In a letter to the House Agriculture Committee today, ABA President and CEO Rob Nichols called on members of Congress to more closely examine the activities of the Farm Credit System, citing a number of ways in which the GSE has been allowed to operate outside the scope of its mission. The letter comes almost two months after the committee held its first oversight hearing of the FCS in more than a decade, called after persistent advocacy efforts by ABA and the state associations.
Among the key concerns raised at the hearing was the FCS’ ability to make loans to similar entities, an authority that Nichols said has extended far beyond its original purpose and has since been used to fund telecommunications giants like Verizon and AT&T, as well as nonagricultural initiatives such as casinos and raceways. “We do not believe allowing the FCS to use its tax-advantaged subsidy to participate in corporate lending was Congress’ intention with similar entity lending, and [we] urge the committee to eliminate these practices,” Nichols wrote.

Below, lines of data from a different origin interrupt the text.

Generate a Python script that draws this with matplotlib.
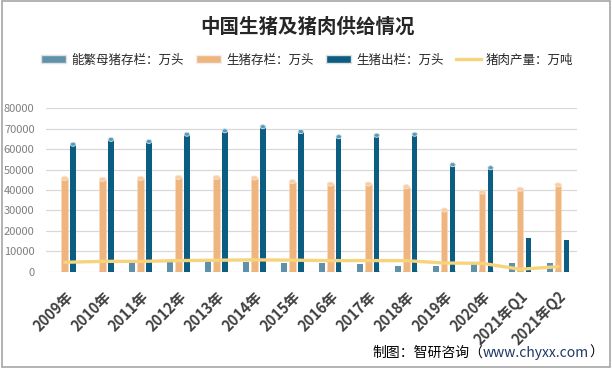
import numpy as np
import matplotlib
matplotlib.use("Agg")
import matplotlib.pyplot as plt
from matplotlib.patches import Ellipse, Rectangle
from matplotlib.lines import Line2D
from matplotlib.patches import Patch

plt.rcParams['font.family'] = ['Noto Sans CJK SC', 'DejaVu Sans']

# ====================== DATA ======================
categories = ['2009年', '2010年', '2011年', '2012年', '2013年', '2014年', '2015年',
              '2016年', '2017年', '2018年', '2019年', '2020年', '2021年Q1', '2021年Q2']
sows = [np.nan, np.nan, 4900, 5000, 5000, 4800, 4200, 4100, 3700, 3000, 3000, 4100, 4300, 4500]
stock = [45700, 45200, 45700, 46200, 46200, 45900, 44100, 42900, 42900, 41600, 30200, 39000, 40400, 42500]
slaughter = [62400, 64800, 63800, 67300, 69000, 71000, 68600, 66100, 66800, 67300, 52400, 50900, 16500, 15500]
pork = [4600, 5070, 5060, 5440, 5620, 5800, 5650, 5430, 5450, 5400, 4250, 4110, 1200, 2450]
# the quarterly slaughter bars have flat tops in the original
cap_out = [True] * 12 + [False, False]

names = ['能繁母猪存栏：万头', '生猪存栏：万头', '生猪出栏：万头', '猪肉产量：万吨']
C_SOW = '#5f91aa'
C_STOCK = '#efb57f'
C_STOCK_CAP = '#f6cfa6'
C_OUT = '#0b5d82'
C_OUT_CAP = '#5b9bb5'
C_LINE = '#f7d47c'

# ====================== FIGURE ======================
fig = plt.figure(figsize=(6.12, 3.68), dpi=100)
ax = fig.add_axes([0.0747, 0.2617, 0.8683, 0.444])

x = np.arange(len(categories))
off = 0.22
w = 0.17
cap_h = 2000

ax.bar(x - off, sows, 0.16, color=C_SOW, zorder=2)
ax.bar(x, stock, w, color=C_STOCK, edgecolor='#f8dcc0', lw=0.4, zorder=2)
ax.bar(x + off, slaughter, 0.145, color=C_OUT, zorder=2)

for i in range(len(x)):
    ax.add_patch(Ellipse((x[i], stock[i]), w, cap_h, facecolor=C_STOCK_CAP,
                         edgecolor='#fbe3cc', lw=0.6, zorder=3))
    ax.add_patch(Ellipse((x[i], 0), w, cap_h * 0.8, facecolor=C_STOCK, lw=0, zorder=2))
    if cap_out[i]:
        ax.add_patch(Ellipse((x[i] + off, slaughter[i]), 0.145, cap_h, facecolor=C_OUT_CAP,
                             edgecolor='#d5e6ee', lw=0.6, zorder=3))
        ax.add_patch(Ellipse((x[i] + off, 0), 0.145, cap_h * 0.8, facecolor=C_OUT, lw=0, zorder=2))

ax.plot(x, pork, color=C_LINE, lw=2.4, solid_capstyle='round', zorder=4)

ax.set_xlim(-0.5, len(x) - 0.5)
ax.set_ylim(0, 80000)
ax.set_yticks(range(0, 80001, 10000))
ax.grid(axis='y', color='#d9d9d9', lw=0.9, zorder=0)
ax.set_axisbelow(True)
for s in ax.spines.values():
    s.set_visible(False)
ax.tick_params(axis='both', length=0)
ax.tick_params(axis='y', labelsize=8, labelcolor='#7f7f7f', pad=8)
ax.set_xticks(x)
ax.set_xticklabels(categories, rotation=45, ha='right', va='top', rotation_mode='anchor',
                   fontsize=10.5, fontweight='bold', color='#404040')
ax.tick_params(axis='x', pad=12)

# title
fig.text(0.503, 1 - 27 / 368, '中国生猪及猪肉供给情况', ha='center', va='center',
         fontsize=14, fontweight='bold', color='#262626')

# legend
handles = [Patch(facecolor=C_SOW, edgecolor='#e0e0e0'),
           Patch(facecolor=C_STOCK, edgecolor='#f0f0f0'),
           Patch(facecolor=C_OUT, edgecolor='#e0e0e0'),
           Line2D([], [], color=C_LINE, lw=2.4)]
fig.legend(handles, names, loc='center', bbox_to_anchor=(0.502, 1 - 60 / 368), ncol=4,
           frameon=False, fontsize=9, handlelength=2.0, handleheight=0.55,
           handletextpad=0.4, columnspacing=1.0, labelcolor='#262626')

# source
fig.canvas.draw()
r = fig.canvas.get_renderer()
y_src = 1 - 353 / 368
xr = 603 / 612
t3 = fig.text(xr, y_src, '）', ha='right', va='center', fontsize=10, color='black')
w3 = t3.get_window_extent(r).width / fig.bbox.width
t2 = fig.text(xr - w3, y_src, 'www.chyxx.com', ha='right', va='center', fontsize=10, color='#1f3864')
w2 = t2.get_window_extent(r).width / fig.bbox.width
fig.text(xr - w3 - w2, y_src, '制图：智研咨询（', ha='right', va='center', fontsize=10, color='black')

# border
fig.add_artist(Rectangle((0.003, 0.003), 0.994, 0.994, transform=fig.transFigure,
                         fill=False, edgecolor='#a6a6a6', lw=1.2))

fig.savefig('out.png', dpi=100)
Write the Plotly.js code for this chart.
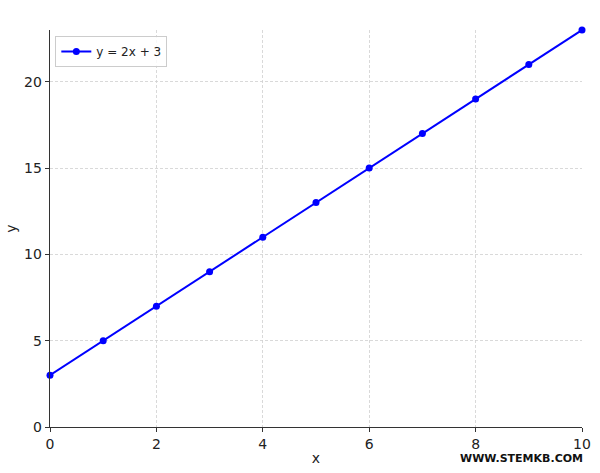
<!DOCTYPE html>
<html>
<head>
<meta charset="utf-8">
<script src="https://cdn.plot.ly/plotly-3.0.1.min.js"></script>
<style>
  body { margin: 0; background: #fff; }
  #chart { width: 600px; height: 473px; }
</style>
</head>
<body>
<div id="chart"></div>
<script>
// y = 2x + 3, sampled at the integers
var xValues = [0, 1, 2, 3, 4, 5, 6, 7, 8, 9, 10];
var yValues = [3, 5, 7, 9, 11, 13, 15, 17, 19, 21, 23];
var seriesName = 'y = 2x + 3';
var xTicks = [0, 2, 4, 6, 8, 10];
var yTicks = [0, 5, 10, 15, 20];

var trace = {
  x: xValues,
  y: yValues,
  name: seriesName,
  type: 'scatter',
  mode: 'lines+markers',
  line: { color: '#0000ff', width: 2 },
  marker: { color: '#0000ff', size: 7 },
  cliponaxis: false,
  showlegend: true
};

var axisStyle = {
  showline: true,
  linecolor: '#333',
  linewidth: 1.3,
  ticks: 'outside',
  ticklen: 4,
  tickcolor: '#333',
  showgrid: true,
  gridcolor: '#d0d0d0',
  griddash: '3px,2px',
  gridwidth: 0.8,
  zeroline: false,
  tickfont: { family: 'DejaVu Sans', size: 14, color: '#222' }
};

var layout = {
  width: 600,
  height: 473,
  margin: { l: 50, r: 18, t: 30, b: 46 },
  paper_bgcolor: '#fff',
  plot_bgcolor: '#fff',
  font: { family: 'DejaVu Sans', color: '#222' },
  xaxis: Object.assign({}, axisStyle, {
    range: [0, 10],
    tickvals: xTicks,
    title: { text: 'x', font: { size: 14 }, standoff: 2 }
  }),
  yaxis: Object.assign({}, axisStyle, {
    range: [0, 23],
    tickvals: yTicks,
    title: { text: 'y', font: { size: 14 }, standoff: 4 }
  }),
  legend: {
    x: 0.01, y: 0.985,
    xanchor: 'left', yanchor: 'top',
    bgcolor: 'rgba(255,255,255,0.8)',
    bordercolor: '#cccccc',
    borderwidth: 1,
    font: { size: 12, family: 'DejaVu Sans', color: '#222' }
  },
  showlegend: true,
  annotations: [{
    text: '<b>WWW.STEMKB.COM</b>',
    xref: 'paper', yref: 'paper',
    x: 1.005, y: -0.058,
    xanchor: 'right', yanchor: 'top',
    showarrow: false,
    font: { family: 'DejaVu Sans', size: 11, color: '#111' }
  }]
};

Plotly.newPlot('chart', [trace], layout, { displayModeBar: false, staticPlot: true });
</script>
</body>
</html>
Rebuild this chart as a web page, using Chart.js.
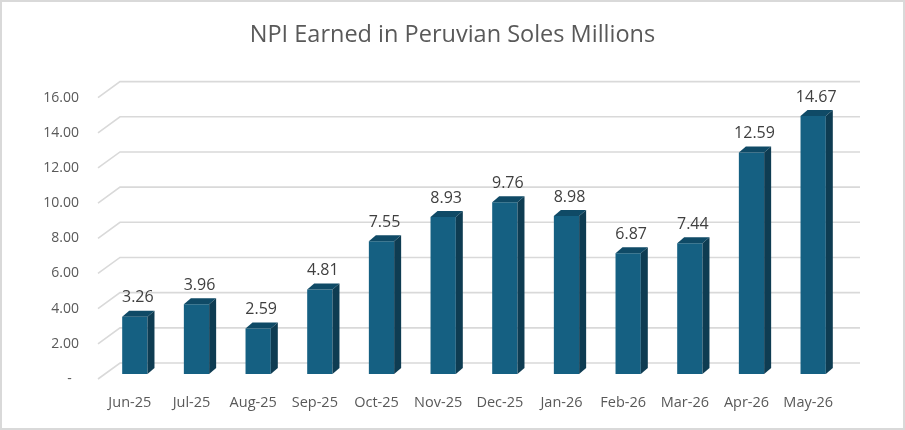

The letter also called for closer scrutiny of indirect lending and shadow banking activities by FCS institutions and better standards for evaluating the FCS’ lending efforts to young, beginning and small farmers — which have declined significantly over the last decade. It also raised concerns about FCS institutions retaining mineral rights on foreclosed properties.
These concerns highlight the need for more frequent monitoring of the Farm Credit System, Nichols said, expressing his hope that the December hearing would be the first step toward more routine oversight of the GSE in the future.